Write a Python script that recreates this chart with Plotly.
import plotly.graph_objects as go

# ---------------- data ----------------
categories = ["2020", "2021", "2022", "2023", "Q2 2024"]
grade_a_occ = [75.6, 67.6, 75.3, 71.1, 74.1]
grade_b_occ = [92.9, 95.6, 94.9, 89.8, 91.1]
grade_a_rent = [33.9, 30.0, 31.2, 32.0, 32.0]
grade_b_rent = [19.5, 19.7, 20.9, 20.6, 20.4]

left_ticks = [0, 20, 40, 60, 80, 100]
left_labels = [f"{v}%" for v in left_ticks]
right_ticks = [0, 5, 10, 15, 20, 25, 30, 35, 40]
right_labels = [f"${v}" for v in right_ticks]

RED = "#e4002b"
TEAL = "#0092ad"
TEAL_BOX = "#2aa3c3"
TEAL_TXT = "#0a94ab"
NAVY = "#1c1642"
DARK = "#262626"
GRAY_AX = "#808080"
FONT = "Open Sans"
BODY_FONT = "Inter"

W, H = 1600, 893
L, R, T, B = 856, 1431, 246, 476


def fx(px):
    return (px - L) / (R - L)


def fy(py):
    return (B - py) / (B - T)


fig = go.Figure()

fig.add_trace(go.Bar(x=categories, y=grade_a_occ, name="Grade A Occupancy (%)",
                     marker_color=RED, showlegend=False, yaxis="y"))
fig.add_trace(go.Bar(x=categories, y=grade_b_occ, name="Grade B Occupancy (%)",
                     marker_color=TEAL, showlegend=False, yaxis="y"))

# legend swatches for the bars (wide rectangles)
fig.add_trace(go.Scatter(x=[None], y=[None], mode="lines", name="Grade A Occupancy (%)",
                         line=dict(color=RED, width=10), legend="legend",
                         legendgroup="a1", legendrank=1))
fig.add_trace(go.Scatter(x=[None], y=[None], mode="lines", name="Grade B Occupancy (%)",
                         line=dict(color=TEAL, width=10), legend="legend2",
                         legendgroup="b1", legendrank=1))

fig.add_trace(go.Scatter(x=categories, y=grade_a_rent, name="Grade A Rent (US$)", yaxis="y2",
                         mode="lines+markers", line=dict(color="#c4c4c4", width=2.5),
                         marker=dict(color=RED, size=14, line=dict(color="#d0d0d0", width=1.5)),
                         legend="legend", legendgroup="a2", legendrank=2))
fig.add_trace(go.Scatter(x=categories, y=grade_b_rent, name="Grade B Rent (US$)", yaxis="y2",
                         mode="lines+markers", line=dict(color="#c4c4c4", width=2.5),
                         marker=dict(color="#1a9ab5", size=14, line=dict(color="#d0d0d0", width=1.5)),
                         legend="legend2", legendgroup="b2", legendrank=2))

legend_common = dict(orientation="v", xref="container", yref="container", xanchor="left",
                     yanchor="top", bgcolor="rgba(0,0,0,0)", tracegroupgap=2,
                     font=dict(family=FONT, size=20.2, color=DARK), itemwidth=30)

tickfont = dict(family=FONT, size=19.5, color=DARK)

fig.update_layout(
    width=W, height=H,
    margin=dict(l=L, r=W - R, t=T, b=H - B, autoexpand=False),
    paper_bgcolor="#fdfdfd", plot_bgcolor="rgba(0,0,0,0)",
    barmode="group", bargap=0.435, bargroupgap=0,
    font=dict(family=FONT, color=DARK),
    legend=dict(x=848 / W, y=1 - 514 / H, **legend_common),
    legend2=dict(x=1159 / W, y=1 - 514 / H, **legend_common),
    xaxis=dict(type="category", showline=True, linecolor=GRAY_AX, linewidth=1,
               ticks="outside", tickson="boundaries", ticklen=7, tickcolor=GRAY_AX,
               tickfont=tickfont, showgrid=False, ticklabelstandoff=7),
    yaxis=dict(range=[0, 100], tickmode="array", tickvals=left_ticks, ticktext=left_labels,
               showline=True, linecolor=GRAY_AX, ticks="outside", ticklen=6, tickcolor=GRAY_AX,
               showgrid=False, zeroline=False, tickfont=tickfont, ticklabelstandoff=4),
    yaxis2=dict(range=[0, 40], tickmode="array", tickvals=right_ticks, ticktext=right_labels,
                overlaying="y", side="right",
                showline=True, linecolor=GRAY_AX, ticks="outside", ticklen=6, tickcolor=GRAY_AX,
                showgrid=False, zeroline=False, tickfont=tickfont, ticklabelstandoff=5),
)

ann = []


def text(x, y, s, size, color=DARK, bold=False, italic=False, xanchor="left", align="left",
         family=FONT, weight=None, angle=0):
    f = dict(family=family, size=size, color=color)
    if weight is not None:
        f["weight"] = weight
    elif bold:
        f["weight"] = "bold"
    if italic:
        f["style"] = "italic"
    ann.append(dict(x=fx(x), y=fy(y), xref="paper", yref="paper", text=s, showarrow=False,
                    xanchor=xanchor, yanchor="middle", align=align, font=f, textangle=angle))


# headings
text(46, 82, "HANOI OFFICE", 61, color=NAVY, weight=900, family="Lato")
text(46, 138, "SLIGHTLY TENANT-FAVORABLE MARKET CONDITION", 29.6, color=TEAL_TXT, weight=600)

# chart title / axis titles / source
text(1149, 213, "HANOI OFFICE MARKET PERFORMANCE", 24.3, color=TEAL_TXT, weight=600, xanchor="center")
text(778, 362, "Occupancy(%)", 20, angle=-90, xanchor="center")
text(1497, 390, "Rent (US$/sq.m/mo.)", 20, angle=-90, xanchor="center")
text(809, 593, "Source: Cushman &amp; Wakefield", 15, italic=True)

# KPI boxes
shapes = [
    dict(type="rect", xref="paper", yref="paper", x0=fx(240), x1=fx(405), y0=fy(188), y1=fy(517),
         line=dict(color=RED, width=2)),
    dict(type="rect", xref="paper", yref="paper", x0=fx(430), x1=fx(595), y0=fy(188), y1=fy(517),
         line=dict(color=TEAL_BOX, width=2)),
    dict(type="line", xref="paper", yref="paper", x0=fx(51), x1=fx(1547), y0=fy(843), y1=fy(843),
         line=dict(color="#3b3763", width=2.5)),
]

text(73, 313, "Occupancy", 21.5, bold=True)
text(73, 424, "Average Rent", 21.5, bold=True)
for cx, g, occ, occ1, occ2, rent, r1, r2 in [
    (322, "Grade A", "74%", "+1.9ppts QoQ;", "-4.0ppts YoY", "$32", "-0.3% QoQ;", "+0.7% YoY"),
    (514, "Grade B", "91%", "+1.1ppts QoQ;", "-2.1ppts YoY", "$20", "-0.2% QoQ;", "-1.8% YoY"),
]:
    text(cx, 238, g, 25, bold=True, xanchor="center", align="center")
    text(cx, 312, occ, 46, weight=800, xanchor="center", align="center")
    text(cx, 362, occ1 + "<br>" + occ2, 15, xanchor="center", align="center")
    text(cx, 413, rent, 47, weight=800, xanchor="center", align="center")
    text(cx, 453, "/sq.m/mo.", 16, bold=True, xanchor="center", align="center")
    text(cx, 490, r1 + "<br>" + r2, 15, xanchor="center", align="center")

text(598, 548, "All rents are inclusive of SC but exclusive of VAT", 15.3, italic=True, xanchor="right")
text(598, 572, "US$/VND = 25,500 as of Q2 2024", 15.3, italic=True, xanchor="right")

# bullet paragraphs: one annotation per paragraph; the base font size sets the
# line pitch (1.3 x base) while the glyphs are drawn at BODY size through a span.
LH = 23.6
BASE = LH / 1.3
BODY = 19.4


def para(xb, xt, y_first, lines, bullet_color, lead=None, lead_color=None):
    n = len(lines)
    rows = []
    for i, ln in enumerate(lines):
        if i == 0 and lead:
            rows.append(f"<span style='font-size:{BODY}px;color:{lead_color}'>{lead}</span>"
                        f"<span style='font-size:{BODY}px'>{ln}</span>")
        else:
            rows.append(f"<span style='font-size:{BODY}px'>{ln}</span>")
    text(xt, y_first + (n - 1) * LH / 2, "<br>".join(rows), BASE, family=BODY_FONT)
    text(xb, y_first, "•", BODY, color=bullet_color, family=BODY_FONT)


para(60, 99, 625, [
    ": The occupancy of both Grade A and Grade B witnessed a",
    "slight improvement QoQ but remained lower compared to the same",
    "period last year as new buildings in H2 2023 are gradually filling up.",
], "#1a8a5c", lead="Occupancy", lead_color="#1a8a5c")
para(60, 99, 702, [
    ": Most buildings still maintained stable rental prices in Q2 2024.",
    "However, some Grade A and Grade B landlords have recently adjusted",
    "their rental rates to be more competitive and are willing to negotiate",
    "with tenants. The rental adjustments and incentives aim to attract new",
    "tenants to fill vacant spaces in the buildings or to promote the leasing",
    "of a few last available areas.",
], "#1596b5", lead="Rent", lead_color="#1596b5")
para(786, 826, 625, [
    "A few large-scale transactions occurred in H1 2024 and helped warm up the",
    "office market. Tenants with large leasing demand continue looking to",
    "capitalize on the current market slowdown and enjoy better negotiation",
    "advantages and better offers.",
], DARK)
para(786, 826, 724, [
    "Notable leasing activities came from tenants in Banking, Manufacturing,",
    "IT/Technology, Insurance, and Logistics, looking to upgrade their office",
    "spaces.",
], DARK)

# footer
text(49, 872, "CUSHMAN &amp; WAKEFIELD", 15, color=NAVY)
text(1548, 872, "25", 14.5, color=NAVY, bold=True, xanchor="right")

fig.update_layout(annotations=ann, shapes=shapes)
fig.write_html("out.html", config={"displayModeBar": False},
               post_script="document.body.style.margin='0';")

▶ Written instruction
Up to and including the line with "grade_b_rent = [19.5, 19.7, 20.9, 20.6, 20.4]", repeat the data exactly, starting from its first line; nothing else belongs in the response.

▶ The completed task
Write a Python script that recreates this chart with Plotly.
import plotly.graph_objects as go

# ---------------- data ----------------
categories = ["2020", "2021", "2022", "2023", "Q2 2024"]
grade_a_occ = [75.6, 67.6, 75.3, 71.1, 74.1]
grade_b_occ = [92.9, 95.6, 94.9, 89.8, 91.1]
grade_a_rent = [33.9, 30.0, 31.2, 32.0, 32.0]
grade_b_rent = [19.5, 19.7, 20.9, 20.6, 20.4]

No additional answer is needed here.